Interestingly, Katsande, who is married to Memory Dowerowe, has four children of his own, but they often live in Kevin’s shadow.
Speaking on the occasion of the recognition of his 301st Chiefs appearances, Katsande nostalgically reflected on his career and how he fell in love with the game.
“My love for soccer started when I was six years old. It was in 1992, my father took me to the first football match I watched. My father gave me the name Willard after a Zimbabwe legend called Willard Khumalo. He was just giving me the name because he loved the guy, he loved soccer though he didn’t play soccer,” the Mutoko-born star revealed.
“I joined a local team when I was 12 called NRZ (National Railways of Zimbabwe), it was one of the best teams in the city for juniors. When I was 14 that is when I left junior football to go and play with older people because of my situation.
“I used to come home with my shins swollen because those people used to kick me.
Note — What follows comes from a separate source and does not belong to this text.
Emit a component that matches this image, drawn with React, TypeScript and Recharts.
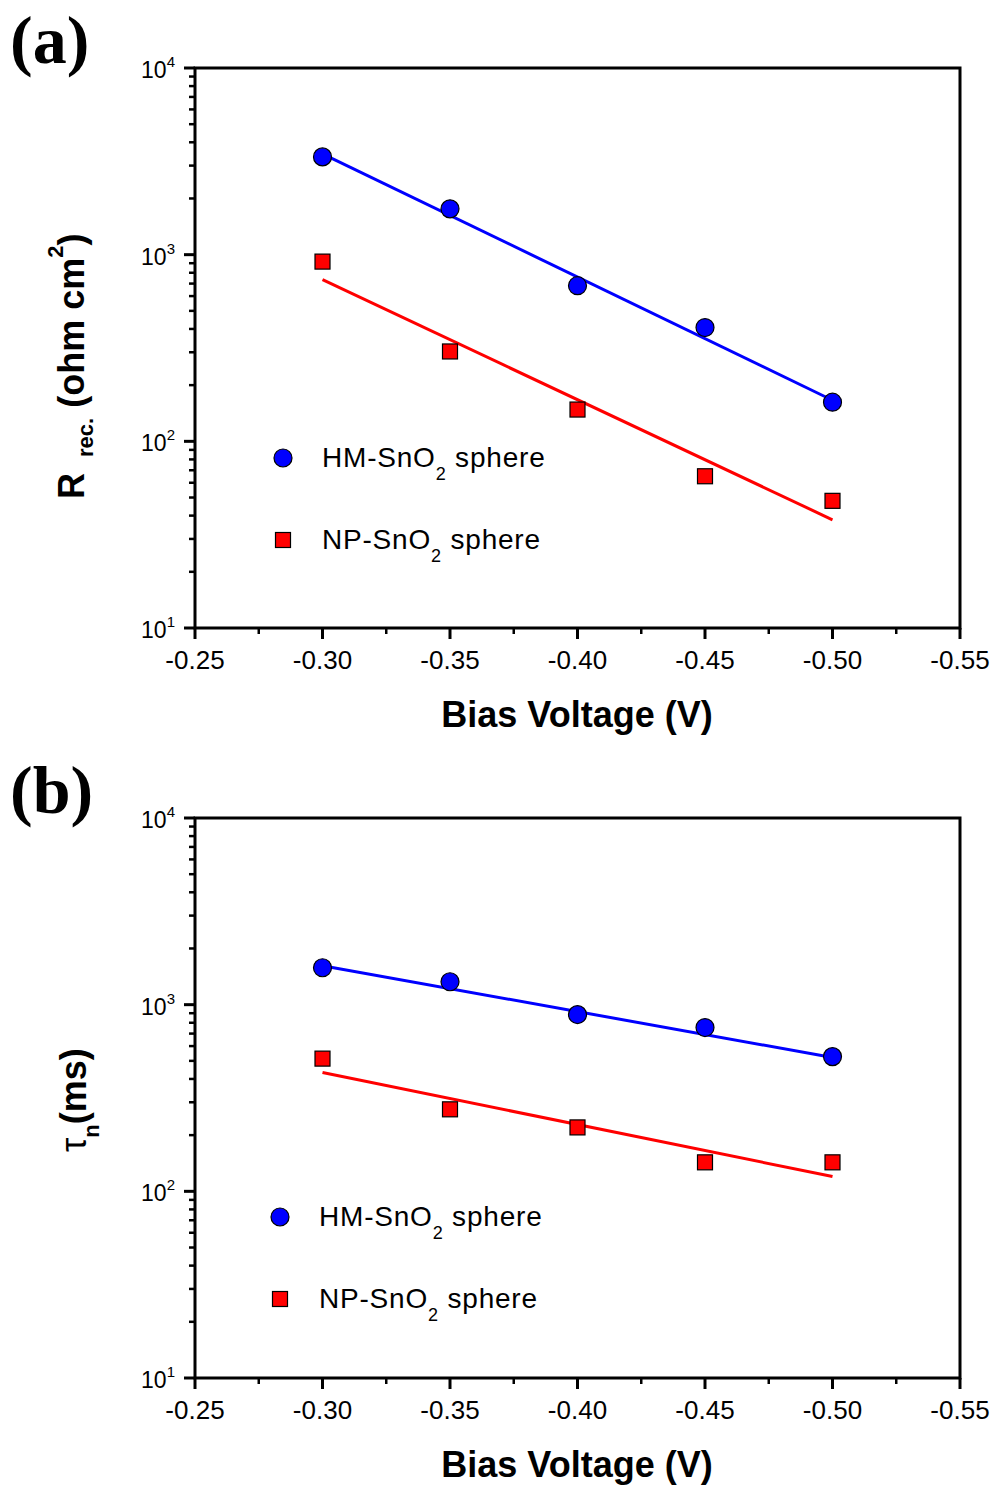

The coach used to tell the players that if this kid is on the field don’t feel sorry for him, go mark him the way you mark anybody else. That’s what made me tough.
“Even when I went home with swollen shins my mum used to boil water to treat me and then I would go again because obviously I needed to play football so that I could gain something. My mother would take that money and buy food for the baby and my sister and the family.”
Affectionately known by the alias Bute in local football circles, Katsande has popularised his own nickname and refers to himself as Boss Yamboka Kitoko Makasa on social media.
He explains the origins of that nickname.
“I have a couple of nicknames and I gave myself the nickname Boss Yamboka Kitoko Makasa. “Why I love it is because I have a friend who is a musician in Zimbabwe, he is from DRC. He learnt Shona so he teaches me their language from DRC called Lingala.
“So in Lingala, Mboka means country, Kitoko Makasa means everything is nice, everything is beautiful and everything is positive. It’s something you just give yourself to give yourself confidence, it’s not arrogance,” Katsande said.
And after 10 years at Kaizer Chiefs, Katsande’s influence at the club appears to be waning and he has been used sparingly this season with just 10 appearances.
However, Katsande is pleased with his achievements for Chiefs and only wishes his father had been around to watch him play the game.
“For me from where I came to be where I am now, I am very proud of myself, of what I have done for the club and what I am still going to do to add on those 301 appearances he send.
“It’s been a good journey for me and I am proud of myself and I am sure if my parents were here, especially my father because he never saw me play but he wanted me to play football, he was going to be proud.
“I want to be remembered at Chiefs as a guy who was selfless and was ready to give everything for the team. As long as the team is doing good, that is the most important thing to me.”